Complexity Forum: Andrey Morozov (Leicester)
Speaker: Andrey Morozov (Leicester)
Title: Detecting structural sensitivity in biological models: developing a new framework
Abstract: When we construct mathematical models to represent a given real-world system, there is always a degree of uncertainty with regards to the model specification, whether with respect to the choice of parameters or to the choice of formulation of model functions. This can become a real problem in some cases, where choosing two different functions with close shapes in a model can result in substantially different model predictions. This phenomenon is known as structural sensitivity, and is a significant obstacle to improving the predictive power of models, particularly in fields where it is not possible to derive the functions suitable for representing system processes from theory or physical laws, such as the biological sciences. In this talk, I shall revisit the notion of structural sensitivity and its relation to the property of structural (in)stability, and propose a general approach to reveal structural sensitivity which is a far more powerful technique than the conventional approach consisting of fixing a particular functional form and varying its parameters, since we consider the infinite-dimensional neighbourhood of a given model's unknown functions. In particular, a rigorous method to unearth sensitivity with respect to the local stability of a system's equilibrium points will be discussed. Then, I implement the method to explore sensitivity in several well-known multicomponent ecological models, demonstrate the existence of structural sensitivity in these models and show that conventional methods based on variation of parameters alone will often miss such sensitivity.

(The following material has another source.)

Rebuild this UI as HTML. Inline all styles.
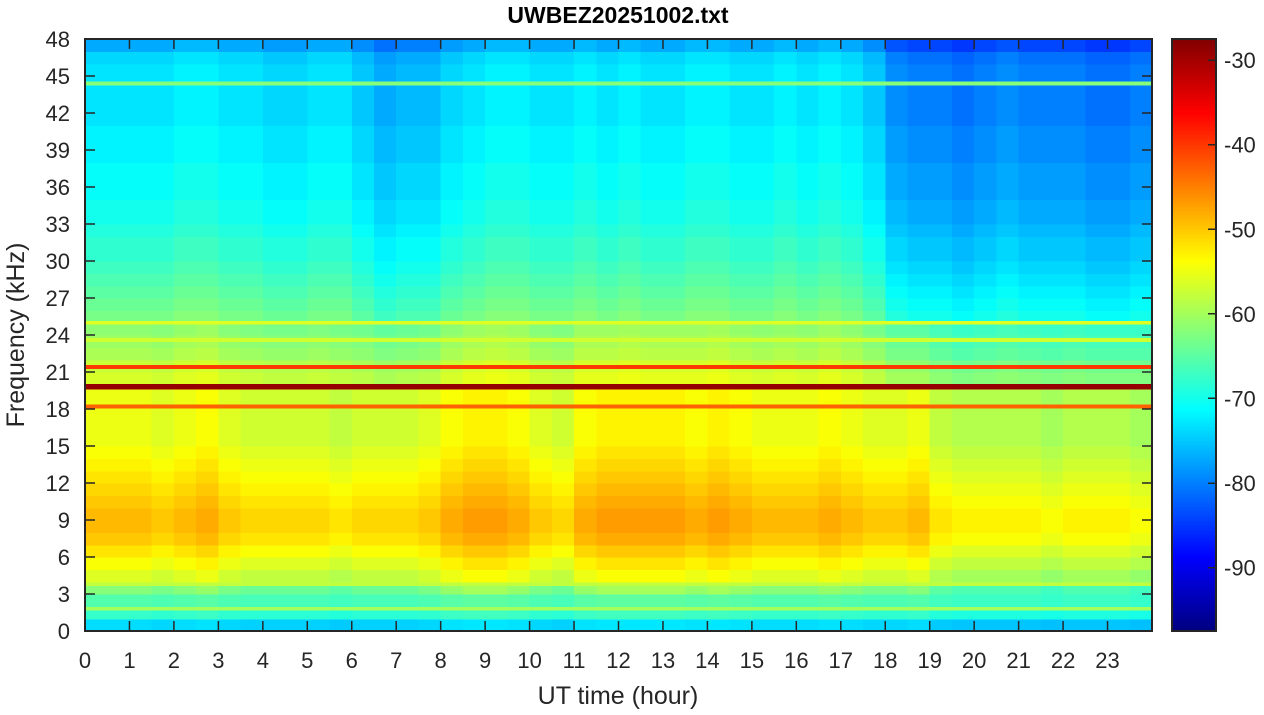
<!DOCTYPE html>
<html><head><meta charset="utf-8"><style>
body{margin:0;background:#fff;}
svg{display:block;font-family:"Liberation Sans",sans-serif;}
</style></head><body>
<svg id="chart" width="1264" height="715" viewBox="0 0 1264 715" xmlns="http://www.w3.org/2000/svg">
<g id="cells" shape-rendering="crispEdges"></g>
<g id="lines" shape-rendering="crispEdges"></g>
<rect x="85" y="39" width="1067" height="592" fill="none" stroke="#262626" stroke-width="2"/>
<g id="axes"></g>
<g id="cbar" shape-rendering="crispEdges"></g>
<text x="618" y="23" text-anchor="middle" font-size="23" font-weight="bold" fill="#000">UWBEZ20251002.txt</text>
<text x="618" y="704" text-anchor="middle" font-size="25" fill="#262626">UT time (hour)</text>
<text transform="translate(24,335) rotate(-90)" text-anchor="middle" font-size="25" fill="#262626">Frequency (kHz)</text>
</svg>
<script>
// frequency profile (dB) per 1 kHz bin, 0..47 kHz
const freqProfile=[-74,-68,-66,-63,-57,-55,-53,-51,-50,-50,-51,-52,-53,-54,-55,-56,-56,-56,-56,-56,-57,-58,-60,-61,-62,-63,-64,-65,-66,-67,-68,-68,-69,-70,-70,-71,-71,-71,-72,-72,-72,-73,-73,-73,-73,-73,-74,-77];
// per half-hour offsets (dB), low band and high band
const lowOffset=[1,1,1,0,1,2,0,-1,-1,-1,-1,-2,-1,-1,-1,0,2,3,3,2,0,-1,2,3,3,3,3,2,3,2,1,1,1,2,1,0,0,1,-2,-3,-3,-3,-3,-4,-3,-3,-3,-4];
const highOffset=[0,0,0,0,1,1,0,0,-1,-1,0,0,-2,-4,-3,-3,-1,0,1,1,0,0,1,0,1,0,0,1,1,0,0,1,0,1,0,-2,-6,-7,-7,-8,-7,-6,-7,-7,-7,-8,-8,-7];
// narrowband lines
const lineFreqs=[19.8,21.4,18.2,25,44.4,3.8,1.8,23.6];
const lineValues=[-29,-40,-43,-56,-62,-58,-60,-57];
const xTicks=[0,1,2,3,4,5,6,7,8,9,10,11,12,13,14,15,16,17,18,19,20,21,22,23];
const yTicks=[0,3,6,9,12,15,18,21,24,27,30,33,36,39,42,45,48];
const cTicks=[-30,-40,-50,-60,-70,-80,-90];

const X0=85,X1=1152,Y0=39,Y1=631,CMIN=-97.5,CMAX=-27.5;
const xs=h=>X0+h/24*(X1-X0);
const ys=f=>Y1-f/48*(Y1-Y0);
const NS='http://www.w3.org/2000/svg';
function jet(v){
  let t=(v-CMIN)/(CMAX-CMIN);t=Math.max(0,Math.min(1,t));
  const f=x=>Math.max(0,Math.min(1,x));
  const r=f(Math.min(4*t-1.5,-4*t+4.5)),g=f(Math.min(4*t-0.5,-4*t+3.5)),b=f(Math.min(4*t+0.5,-4*t+2.5));
  return `rgb(${Math.round(r*255)},${Math.round(g*255)},${Math.round(b*255)})`;
}
function mk(tag,attrs,parent){const e=document.createElementNS(NS,tag);for(const k in attrs)e.setAttribute(k,attrs[k]);parent.appendChild(e);return e;}
const cells=document.getElementById('cells');
const nT=lowOffset.length;
for(let i=0;i<nT;i++){
  for(let j=0;j<freqProfile.length;j++){
    let off;
    if(j<20)off=lowOffset[i];else if(j<25)off=(lowOffset[i]+highOffset[i])/2;else off=highOffset[i];
    if(j<3)off*=0.4;
    const v=freqProfile[j]+off;
    const x=xs(i*24/nT),x2=xs((i+1)*24/nT),y=ys(j+1),y2=ys(j);
    const r=mk('rect',{x:x,y:y,width:x2-x+0.6,height:y2-y+0.6,fill:jet(v)},cells);
    
    
  }
}
const lines=document.getElementById('lines');
lineFreqs.forEach((f,k)=>{
  const h=k===0?0.45:0.3;
  const r=mk('rect',{x:X0,y:ys(f+h/2),width:X1-X0,height:ys(f-h/2)-ys(f+h/2),fill:jet(lineValues[k])},lines);
  
  
});
const axes=document.getElementById('axes');
xTicks.forEach(h=>{
  const x=xs(h);
  const l=mk('line',{x1:x,x2:x,y1:Y1,y2:Y1-10,stroke:'#262626','stroke-width':1.5},axes);
  
  
  const l2=mk('line',{x1:x,x2:x,y1:Y0,y2:Y0+10,stroke:'#262626','stroke-width':1.5},axes);
  
  
  const t=mk('text',{x:x,y:668,'text-anchor':'middle','font-size':22,fill:'#262626'},axes);
  t.textContent=h;
  
  
});
yTicks.forEach(f=>{
  const y=ys(f);
  const l=mk('line',{x1:X0,x2:X0+10,y1:y,y2:y,stroke:'#262626','stroke-width':1.5},axes);
  
  
  const l2=mk('line',{x1:X1,x2:X1-10,y1:y,y2:y,stroke:'#262626','stroke-width':1.5},axes);
  
  
  const t=mk('text',{x:70,y:y+8,'text-anchor':'end','font-size':22,fill:'#262626'},axes);
  t.textContent=f;
  
  
});
const cbar=document.getElementById('cbar');
const CX0=1172,CX1=1216;
const cy=v=>Y1-(v-CMIN)/(CMAX-CMIN)*(Y1-Y0);
for(let p=Y0;p<Y1;p+=2){
  const v=CMIN+(Y1-p-1)/(Y1-Y0)*(CMAX-CMIN);
  const r=mk('rect',{x:CX0,y:p,width:CX1-CX0,height:2.5,fill:jet(v)},cbar);
  
  
}
const fr=mk('rect',{x:CX0,y:Y0,width:CX1-CX0,height:Y1-Y0,fill:'none',stroke:'#262626','stroke-width':2},cbar);


cTicks.forEach(v=>{
  const y=cy(v);
  const l=mk('line',{x1:CX1-8,x2:CX1,y1:y,y2:y,stroke:'#262626','stroke-width':1.5},cbar);
  
  
  const t=mk('text',{x:1224,y:y+8,'font-size':22,fill:'#262626'},cbar);
  t.textContent=v;
  
  
});
</script>
</body></html>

I shall discuss the consequences that structural sensitivity and the resulting model uncertainty may have for the modelling of biological systems. In particular, I shall consider that structural sensitivity may allow models to represent far more complex dynamics than the dimension of the state-space may suggest, and that in a structurally sensitive model, the concept of a "concrete" bifurcation structure may no longer be relevant. In this case, we can only describe bifurcations with a certain probability. I suggest several ways to define the probability of a bifurcation taking place when there is uncertainty in the parameterization in model functions. I call bifurcations in such systems the fuzzy bifurcations and I provide an example of construction of a fuzzy bifurcation for a class of predator-prey biological models.